> _What to work on_: Copy every line that mentions the word "with".

— Begin —

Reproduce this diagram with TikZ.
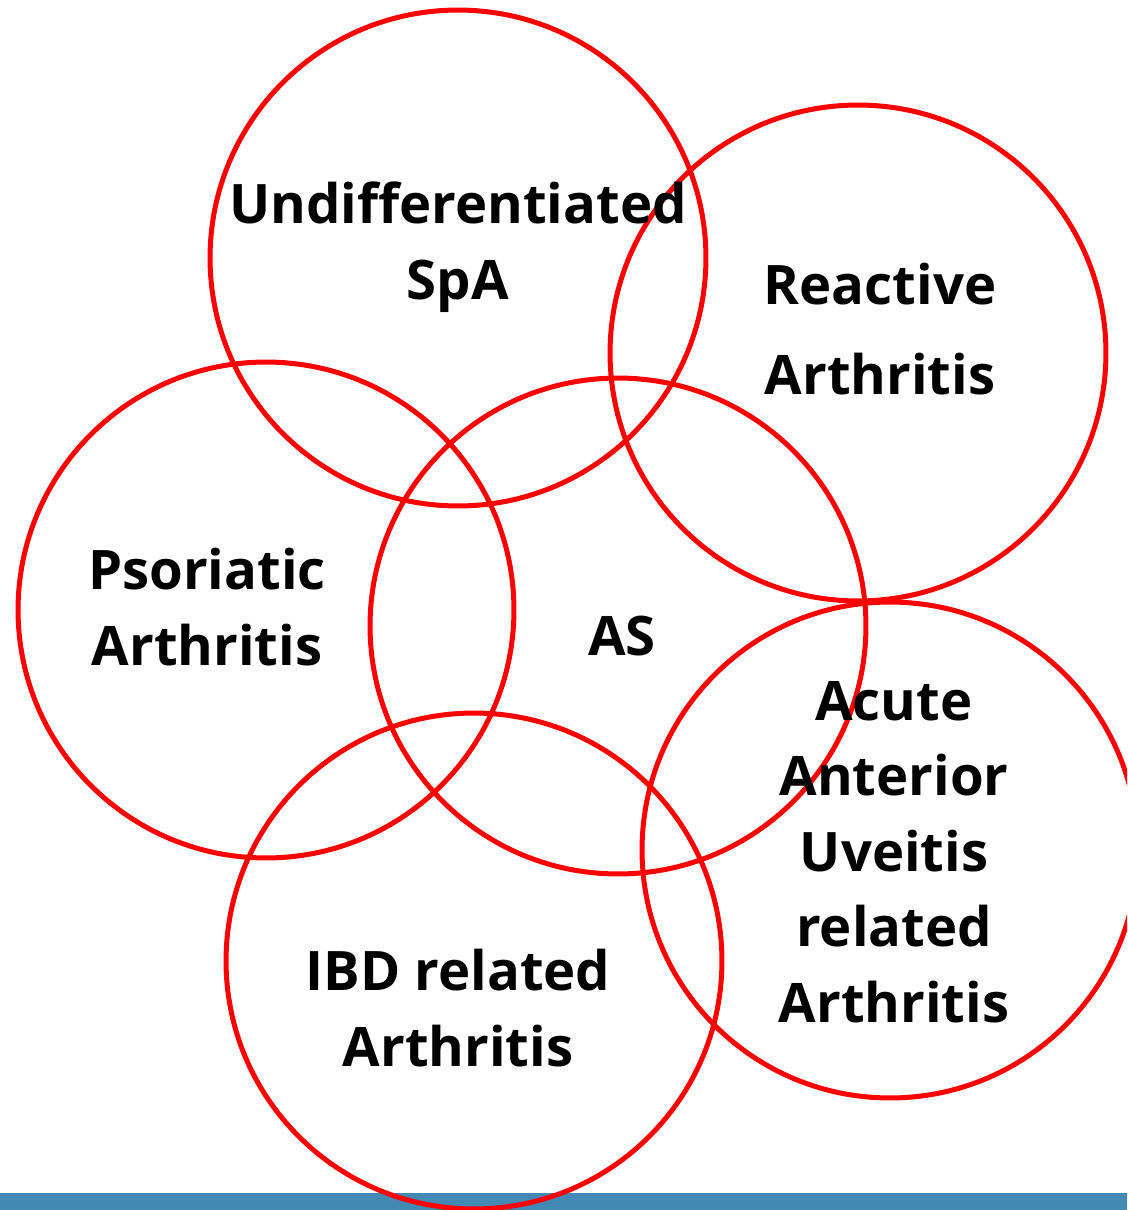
\documentclass[tikz,border=0pt]{standalone}
\usepackage{fontspec}
\setmainfont{Open Sans}
\usepackage{tikz}

\definecolor{ringred}{RGB}{255,0,0}
\definecolor{barblue}{RGB}{66,137,180}

\begin{document}
\begin{tikzpicture}[x=0.02cm, y=-0.02cm,
    ring/.style={draw=ringred, line width=0.1cm, circle, minimum size=9.92cm, inner sep=0pt},
    lbl/.style={align=center, inner sep=0pt, font=\bfseries\fontsize{31}{43}\selectfont}]
% ---------------- Frame and bottom bar ----------------
\useasboundingbox (0,0) rectangle (1127,1210);
\clip (0,0) rectangle (1127,1210);
\fill[barblue] (0,1193) rectangle (1127,1210);

% ---------------- Overlapping circles ----------------
\node[ring] (USpA) at (458,258) {};
\node[ring] (ReA)  at (858,353) {};
\node[ring] (PsA)  at (266,610) {};
\node[ring] (AS)   at (618,626) {};
\node[ring] (IBD)  at (474,961) {};
\node[ring] (AAU)  at (890,850) {};

% ---------------- Labels ----------------
\node[lbl] (tUSpA) at (458,247) {Undifferentiated\\SpA};
\node[lbl] (tReA)  at (880,329) {Reactive\\[0.3cm]Arthritis};
\node[lbl] (tPsA)  at (207,607) {Psoriatic\\Arthritis};
\node[lbl] (tAS)   at (622,636) {AS};
\node[lbl] (tAAU)  at (894,852) {Acute\\Anterior\\Uveitis\\related\\Arthritis};
\node[lbl] (tIBD)  at (458,1008) {IBD related\\Arthritis};
\end{tikzpicture}
\end{document}
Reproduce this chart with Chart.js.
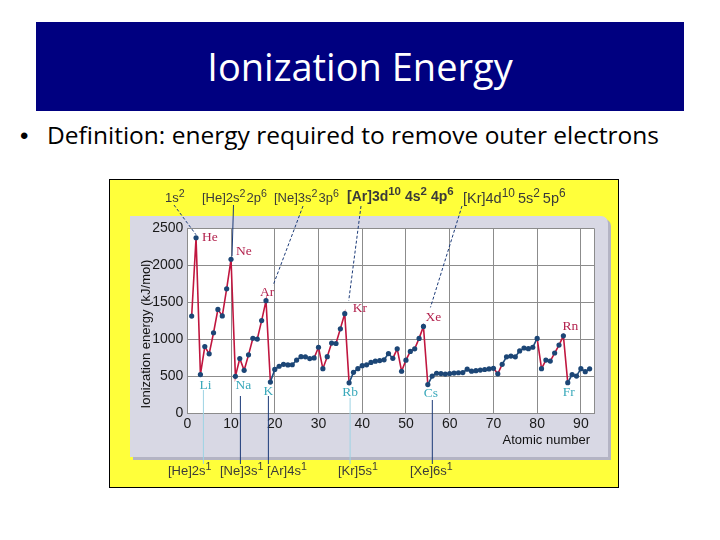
<!DOCTYPE html>
<html>
<head>
<meta charset="utf-8">
<title>Ionization Energy</title>
<script src="https://cdn.jsdelivr.net/npm/chart.js@4.4.1/dist/chart.umd.min.js"></script>
<style>
  html, body { margin: 0; padding: 0; background: #fff; }
  #slide { position: relative; width: 720px; height: 540px; overflow: hidden; background: #fff; font-family: "Open Sans", sans-serif; }
  #banner { position: absolute; left: 36px; top: 22px; width: 648px; height: 89px; background: #000080; }
  #title { position: absolute; left: 0; top: 47px; width: 720px; text-align: center; color: #fff; font-size: 38px; line-height: 38px; }
  #dot { position: absolute; left: 20px; top: 124px; font-family: "Liberation Sans", Arial, sans-serif; font-size: 24px; line-height: 24px; color: #000; }
  #bullet { position: absolute; left: 47px; top: 123px; font-size: 24.5px; line-height: 24.5px; color: #000; white-space: nowrap; }
  #ie { position: absolute; left: 109px; top: 179px; }
</style>
</head>
<body>
<div id="slide">
  <div id="banner"></div>
  <div id="title">Ionization Energy</div>
  <div id="dot">&bull;</div>
  <div id="bullet">Definition: energy required to remove outer electrons</div>
  <canvas id="ie" width="510" height="309"></canvas>
</div>
<script>
// first ionization energies (kJ/mol)
const atomicNumber = [
  1, 2, 3, 4, 5, 6, 7, 8, 9, 10,
  11, 12, 13, 14, 15, 16, 17, 18, 19, 20,
  21, 22, 23, 24, 25, 26, 27, 28, 29, 30,
  31, 32, 33, 34, 35, 36, 37, 38, 39, 40,
  41, 42, 43, 44, 45, 46, 47, 48, 49, 50,
  51, 52, 53, 54, 55, 56, 57, 58, 59, 60,
  61, 62, 63, 64, 65, 66, 67, 68, 69, 70,
  71, 72, 73, 74, 75, 76, 77, 78, 79, 80,
  81, 82, 83, 84, 85, 86, 87, 88, 89, 90,
  91, 92
];
const ionizationEnergy = [
  1312, 2372, 520, 900, 801, 1086, 1402, 1314, 1681, 2081,
  496, 738, 578, 787, 1012, 1000, 1251, 1521, 419, 590,
  633, 659, 651, 653, 717, 762, 760, 737, 745, 890,
  600, 762, 947, 941, 1140, 1345, 408, 550, 600, 640,
  652, 684, 702, 710, 720, 804, 740, 868, 565, 715,
  834, 869, 1010, 1172, 385, 500, 538, 534, 527, 533,
  540, 545, 547, 593, 566, 573, 581, 589, 597, 605,
  530, 659, 761, 770, 760, 840, 880, 870, 890, 1010,
  600, 716, 703, 812, 920, 1045, 410, 520, 500, 600,
  560, 598
];
const xTicks = [0, 10, 20, 30, 40, 50, 60, 70, 80, 90];
const yTicks = [0, 500, 1000, 1500, 2000, 2500];

// runs of the curve drawn in red (from Z, to Z)
const redRanges = [[1, 19], [29, 37], [47, 55], [70, 72], [80, 87]];

const nobleZ = [2, 10, 18, 36, 54, 86];
const nobleNames = ['He', 'Ne', 'Ar', 'Kr', 'Xe', 'Rn'];
const alkaliZ = [3, 11, 19, 37, 55, 87];
const alkaliNames = ['Li', 'Na', 'K', 'Rb', 'Cs', 'Fr'];

const topConfigs = ['1s{2}', '[He]2s{2}2p{6}', '[Ne]3s{2}3p{6}', '[Ar]3d{10}4s{2}4p{6}', '[Kr]4d{10}5s{2}5p{6}'];
const bottomConfigs = ['[He]2s{1}', '[Ne]3s{1}', '[Ar]4s{1}', '[Kr]5s{1}', '[Xe]6s{1}'];

// ---- layout / style ----
const OX = 109, OY = 179;           // canvas position on the slide
const RED = '#c0163f';
const BLUE = '#1f4d7e';
const DOT = '#1c4676';
const NAVY = '#1b3a78';
const PALE = '#9ed3e4';
const GRID = '#8c8c8c';

// label offsets from their point [dx, dy, align]
const nobleOffsets = [[6, 0, 'left'], [5, -8, 'left'], [1, -8, 'center'], [8, -5, 'left'], [2, -9, 'left'], [-1, -9, 'left']];
const alkaliOffsets = [[5, 11, 'center'], [8, 9, 'center'], [-2, 9, 'center'], [1, 10, 'center'], [3, 9, 'center'], [1, 10, 'center']];

// top labels: left, baseline, size, weight, gap, start of connector, end offset from point, dashed
const topLayout = [
  { x: 165, y: 202, size: 13, w: 'normal', gap: 1, from: [174, 205], to: [0, -3], dash: true },
  { x: 202, y: 202, size: 13, w: 'normal', gap: 1, from: [233.5, 205], to: [1, -3], dash: false },
  { x: 274, y: 202, size: 13, w: 'normal', gap: 1, from: [303, 206], to: [7, -15], dash: true },
  { x: 347, y: 201, size: 14, w: 'bold', gap: 4, from: [361, 206], to: [4, -13], dash: true },
  { x: 463, y: 203, size: 14.5, w: 'normal', gap: 3, from: [462, 206], to: [7, -19], dash: true }
];
// bottom labels: left, baseline, connector dx from point, top y, colour
const bottomLayout = [
  { x: 168, y: 475, dx: 3, top: 390, color: PALE },
  { x: 220, y: 475, dx: 5, top: 396, color: NAVY },
  { x: 267, y: 475, dx: -2, top: 396, color: NAVY },
  { x: 338, y: 475, dx: 1, top: 398, color: PALE },
  { x: 410, y: 475, dx: 4.5, top: 400, color: NAVY }
];

function drawConfig(ctx, text, x, y, size, weight, gap) {
  const re = /\{([^}]*)\}|([^{]+)/g;
  let m, cx = x;
  while ((m = re.exec(text))) {
    const sup = m[1] !== undefined;
    const s = sup ? m[1] : m[2];
    ctx.font = weight + ' ' + (sup ? size * 0.82 : size) + 'px "Liberation Sans", Arial, sans-serif';
    ctx.fillText(s, cx, sup ? y - size * 0.42 : y);
    cx += ctx.measureText(s).width + (sup ? gap : 0);
  }
}

const slideDecor = {
  id: 'slideDecor',
  beforeDraw(chart) {
    const ctx = chart.ctx, a = chart.chartArea;
    const W = chart.width, H = chart.height;
    ctx.save();
    ctx.fillStyle = '#ffff3a';
    ctx.fillRect(0, 0, W, H);
    ctx.strokeStyle = '#000';
    ctx.lineWidth = 1;
    ctx.strokeRect(0.5, 0.5, W - 1, H - 1);
    // grey panel with a soft shadow
    const px = 130 - OX, py = 216 - OY, pw = 478, ph = 241;
    ctx.fillStyle = '#b4b4c4';
    ctx.beginPath();
    ctx.roundRect(px + 3, py + 3, pw, ph, [0, 7, 0, 0]);
    ctx.fill();
    ctx.fillStyle = '#d8d8e4';
    ctx.beginPath();
    ctx.roundRect(px, py, pw, ph, [0, 7, 0, 0]);
    ctx.fill();
    ctx.fillStyle = '#fff';
    ctx.fillRect(a.left, a.top, a.right - a.left, a.bottom - a.top);
    ctx.restore();
  },
  afterDatasetsDraw(chart) {
    const ctx = chart.ctx;
    const xs = chart.scales.x, ys = chart.scales.y;
    const pt = z => {
      const i = atomicNumber.indexOf(z);
      return [xs.getPixelForValue(atomicNumber[i]), ys.getPixelForValue(ionizationEnergy[i])];
    };
    ctx.save();
    // element symbols
    ctx.textBaseline = 'middle';
    ctx.font = '13.5px "Liberation Serif", "Times New Roman", serif';
    nobleZ.forEach((z, k) => {
      const p = pt(z), o = nobleOffsets[k];
      ctx.fillStyle = '#b3234e';
      ctx.textAlign = o[2];
      ctx.fillText(nobleNames[k], p[0] + o[0], p[1] + o[1]);
    });
    alkaliZ.forEach((z, k) => {
      const p = pt(z), o = alkaliOffsets[k];
      ctx.fillStyle = '#3aa9bb';
      ctx.textAlign = o[2];
      ctx.fillText(alkaliNames[k], p[0] + o[0], p[1] + o[1]);
    });

    // connectors to noble gases
    ctx.lineWidth = 1;
    topLayout.forEach((l, k) => {
      const p = pt(nobleZ[k]);
      ctx.strokeStyle = NAVY;
      ctx.setLineDash(l.dash ? [3, 2] : []);
      ctx.beginPath();
      ctx.moveTo(l.from[0] - OX, l.from[1] - OY);
      ctx.lineTo(p[0] + l.to[0], p[1] + l.to[1]);
      ctx.stroke();
    });
    ctx.setLineDash([]);
    // connectors to alkali metals
    bottomLayout.forEach((l, k) => {
      const p = pt(alkaliZ[k]);
      ctx.strokeStyle = l.color;
      ctx.beginPath();
      ctx.moveTo(p[0] + l.dx, l.top - OY);
      ctx.lineTo(p[0] + l.dx, 464 - OY);
      ctx.stroke();
    });

    // electron configurations
    ctx.textAlign = 'left';
    ctx.textBaseline = 'alphabetic';
    ctx.fillStyle = '#3a3a3a';
    topConfigs.forEach((t, k) => {
      const l = topLayout[k];
      drawConfig(ctx, t, l.x - OX, l.y - OY, l.size, l.w, l.gap);
    });
    bottomConfigs.forEach((t, k) => {
      const l = bottomLayout[k];
      drawConfig(ctx, t, l.x - OX, l.y - OY, 13, 'normal', 1);
    });

    // axis titles
    ctx.fillStyle = '#111';
    ctx.font = '13px "Liberation Sans", Arial, sans-serif';
    ctx.textAlign = 'right';
    ctx.textBaseline = 'middle';
    ctx.fillText('Atomic number', 590 - OX, 440 - OY);
    ctx.translate(146 - OX, 334 - OY);
    ctx.rotate(-Math.PI / 2);
    ctx.textAlign = 'center';
    ctx.fillText('Ionization energy (kJ/mol)', 0, 0);
    ctx.restore();
  }
};

const ctx = document.getElementById('ie').getContext('2d');
new Chart(ctx, {
  type: 'line',
  data: {
    datasets: [{
      data: atomicNumber.map((z, i) => ({ x: z, y: ionizationEnergy[i] })),
      borderColor: BLUE,
      borderWidth: 1.6,
      segment: {
        borderColor: c => {
          const a = atomicNumber[c.p0DataIndex], b = atomicNumber[c.p1DataIndex];
          return redRanges.some(r => a >= r[0] && b <= r[1]) ? RED : BLUE;
        }
      },
      pointRadius: 2.6,
      pointBackgroundColor: DOT,
      pointBorderWidth: 0,
      tension: 0
    }]
  },
  options: {
    responsive: false,
    animation: false,
    events: [],
    layout: { padding: { left: 38.3, right: 25, top: 49.3, bottom: 47 } },
    plugins: { legend: { display: false }, tooltip: { enabled: false } },
    scales: {
      x: {
        type: 'linear', min: 0, max: 93,
        afterBuildTicks: s => { s.ticks = xTicks.map(v => ({ value: v })).concat([{ value: 93 }]); },
        afterFit: s => { s.height = 28; },
        grid: { color: GRID, drawTicks: false },
        border: { color: GRID },
        ticks: {
          padding: 3,
          color: '#1a1a1a',
          font: { family: '"Liberation Sans", Arial, sans-serif', size: 14 },
          callback: v => (xTicks.includes(v) ? String(v) : '')
        }
      },
      y: {
        min: 0, max: 2500,
        afterBuildTicks: s => { s.ticks = yTicks.map(v => ({ value: v })); },
        afterFit: s => { s.width = 40; },
        grid: { color: GRID, drawTicks: false },
        border: { color: GRID },
        ticks: {
          padding: 4,
          color: '#1a1a1a',
          font: { family: '"Liberation Sans", Arial, sans-serif', size: 14 },
          callback: v => String(v)
        }
      }
    }
  },
  plugins: [slideDecor]
});
</script>
</body>
</html>
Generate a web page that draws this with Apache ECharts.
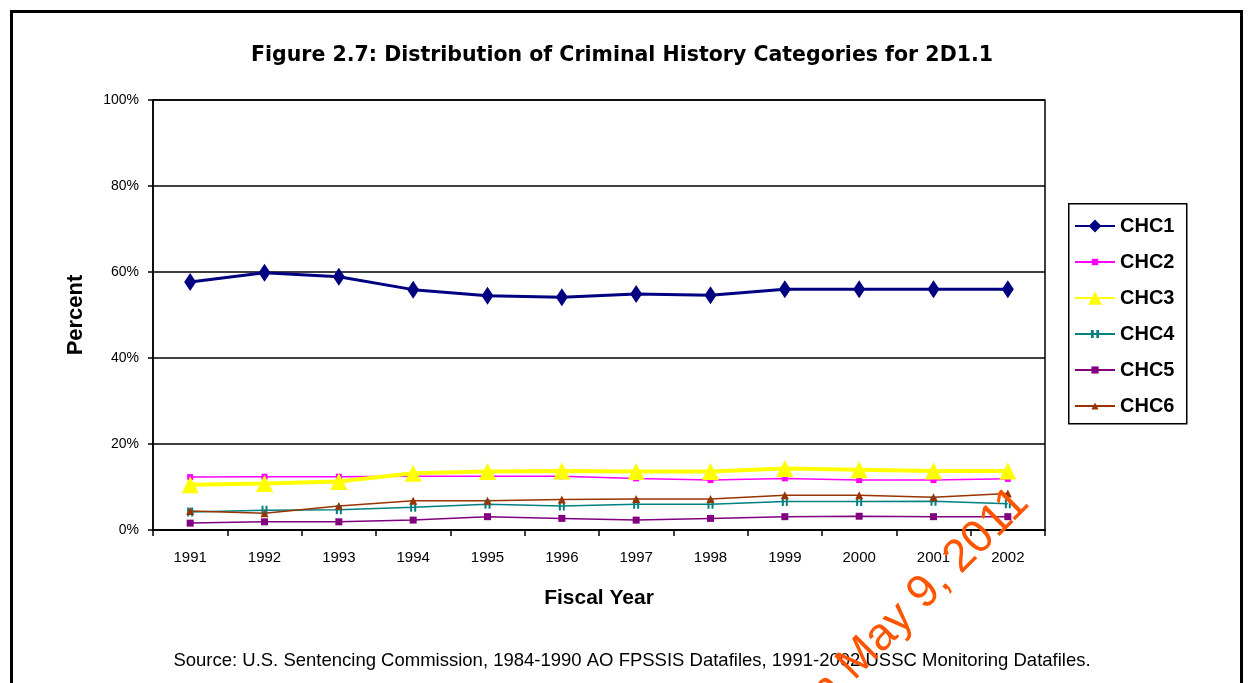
<!DOCTYPE html>
<html lang="en">
<head>
    <meta charset="UTF-8">
    <title>Figure 2.7: Distribution of Criminal History Categories for 2D1.1</title>
    <script src="https://cdnjs.cloudflare.com/ajax/libs/echarts/6.0.0/echarts.min.js"></script>
    <style>
        body { margin: 0; padding: 0; background: #fff; }
        #main { width: 1249px; height: 683px; }
    </style>
</head>
<body>
    <div id="main"></div>
    <script>
        // fiscal years on the x axis
        const years = ['1991','1992','1993','1994','1995','1996','1997','1998','1999','2000','2001','2002'];
        // percent of cases per criminal history category
        const chc1 = [57.7, 59.8, 58.9, 55.9, 54.5, 54.1, 54.9, 54.6, 56.0, 56.0, 56.0, 56.0];
        const chc2 = [12.3, 12.4, 12.4, 12.5, 12.5, 12.5, 12.0, 11.6, 12.0, 11.6, 11.6, 11.9];
        const chc3 = [10.5, 10.8, 11.3, 13.2, 13.6, 13.7, 13.6, 13.6, 14.3, 14.0, 13.7, 13.7];
        const chc4 = [4.2, 4.6, 4.7, 5.3, 6.0, 5.6, 6.0, 6.0, 6.6, 6.6, 6.7, 6.1];
        const chc5 = [1.6, 1.9, 1.9, 2.3, 3.1, 2.7, 2.3, 2.7, 3.1, 3.2, 3.1, 3.1];
        const chc6 = [4.4, 3.9, 5.6, 6.8, 6.8, 7.1, 7.2, 7.2, 8.1, 8.1, 7.6, 8.5];
        const names = ['CHC1','CHC2','CHC3','CHC4','CHC5','CHC6'];
        const yTicks = [0, 20, 40, 60, 80, 100];

        const font = 'Arial, "Liberation Sans", sans-serif';
        const chart = echarts.init(document.getElementById('main'));

        function line(name, data, color, width, symbol, size) {
            return {
                name: name, type: 'line', data: data,
                symbol: symbol, symbolSize: size, showSymbol: true,
                lineStyle: { color: color, width: width },
                itemStyle: { color: color },
                emphasis: { disabled: true },
                animation: false
            };
        }
        const bars = 'path://M0,0 L2,0 L2,10 L0,10 Z M4,0 L6,0 L6,10 L4,10 Z';

        // one legend per row so each marker can have its own size, like the original
        const iconH = [16, 8, 17, 10, 9, 9];
        const legends = names.map((n, i) => ({
            orient: 'vertical', left: 1074, top: 216 + 36 * i,
            data: [n], padding: 0,
            itemWidth: 40, itemHeight: iconH[i],
            textStyle: { fontFamily: font, fontSize: 20, fontWeight: 'bold', color: '#000' }
        }));

        chart.setOption({
            backgroundColor: '#fff',
            title: {
                text: 'Figure 2.7: Distribution of Criminal History Categories for 2D1.1',
                left: 617, top: 40, textAlign: 'center',
                textStyle: { fontFamily: '"DejaVu Sans", sans-serif', fontSize: 20.5, fontWeight: 'bold', color: '#000' }
            },
            grid: {
                left: 153, right: 204, top: 100, bottom: 153,
                show: true, borderColor: '#000', borderWidth: 1.5, backgroundColor: 'transparent'
            },
            legend: legends,
            xAxis: {
                type: 'category', data: years, boundaryGap: true,
                name: 'Fiscal Year', nameLocation: 'middle', nameGap: 58,
                nameTextStyle: { fontFamily: font, fontSize: 21, fontWeight: 'bold', color: '#000' },
                axisLine: { lineStyle: { color: '#000', width: 1.5 } },
                axisTick: { show: true, length: 6, lineStyle: { color: '#000', width: 1.5 } },
                axisLabel: { fontFamily: font, fontSize: 15, color: '#000', margin: 20 }
            },
            yAxis: {
                type: 'value', min: yTicks[0], max: yTicks[yTicks.length - 1], interval: 20,
                name: 'Percent', nameLocation: 'middle', nameGap: 66, nameRotate: 90,
                nameTextStyle: { fontFamily: font, fontSize: 22, fontWeight: 'bold', color: '#000' },
                axisLine: { show: true, lineStyle: { color: '#000', width: 1.5 } },
                axisTick: { show: true, length: 5, lineStyle: { color: '#000', width: 1.5 } },
                axisLabel: { formatter: '{value}%', fontFamily: font, fontSize: 14, color: '#000', margin: 14 },
                splitLine: { lineStyle: { color: '#000', width: 1.5 } }
            },
            series: [
                line(names[0], chc1, '#000080', 3, 'diamond', [12, 18]),
                line(names[1], chc2, '#FF00FF', 1.5, 'rect', 6),
                line(names[2], chc3, '#FFFF00', 4, 'triangle', 17),
                line(names[3], chc4, '#008080', 1.5, bars, [6, 9]),
                line(names[4], chc5, '#800080', 1.5, 'rect', 7),
                line(names[5], chc6, '#993300', 1.5, 'triangle', 8)
            ],
            graphic: {
                elements: [
                    {
                        type: 'rect', left: 10, top: 10, silent: true,
                        shape: { width: 1230, height: 700 },
                        style: { fill: 'transparent', stroke: '#000', lineWidth: 3 }
                    },
                    {
                        type: 'rect', left: 1068, top: 203, silent: true,
                        shape: { width: 118, height: 220 },
                        style: { fill: 'transparent', stroke: '#000', lineWidth: 1.5 }
                    },
                    {
                        type: 'text', x: 632, y: 661, silent: true,
                        style: {
                            text: 'Source: U.S. Sentencing Commission, 1984-1990 AO FPSSIS Datafiles, 1991-2002 USSC Monitoring Datafiles.',
                            font: '18.5px Arial, "Liberation Sans", sans-serif', fill: '#000',
                            textAlign: 'center', textVerticalAlign: 'middle'
                        }
                    },
                    {
                        type: 'text', x: 1038, y: 512, rotation: 45 * Math.PI / 180, silent: true, z: 100,
                        style: {
                            text: 'on May 9, 2011',
                            font: '46px Arial, "Liberation Sans", sans-serif', fill: '#FF5500',
                            textAlign: 'right', textVerticalAlign: 'bottom'
                        }
                    }
                ]
            }
        });
    </script>
</body>
</html>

— End —

> _Written answer_:
Reproduce this diagram with TikZ.
Reproduce this chart with Chart.js.
    // grey panel with a soft shadow
Generate a web page that draws this with Apache ECharts.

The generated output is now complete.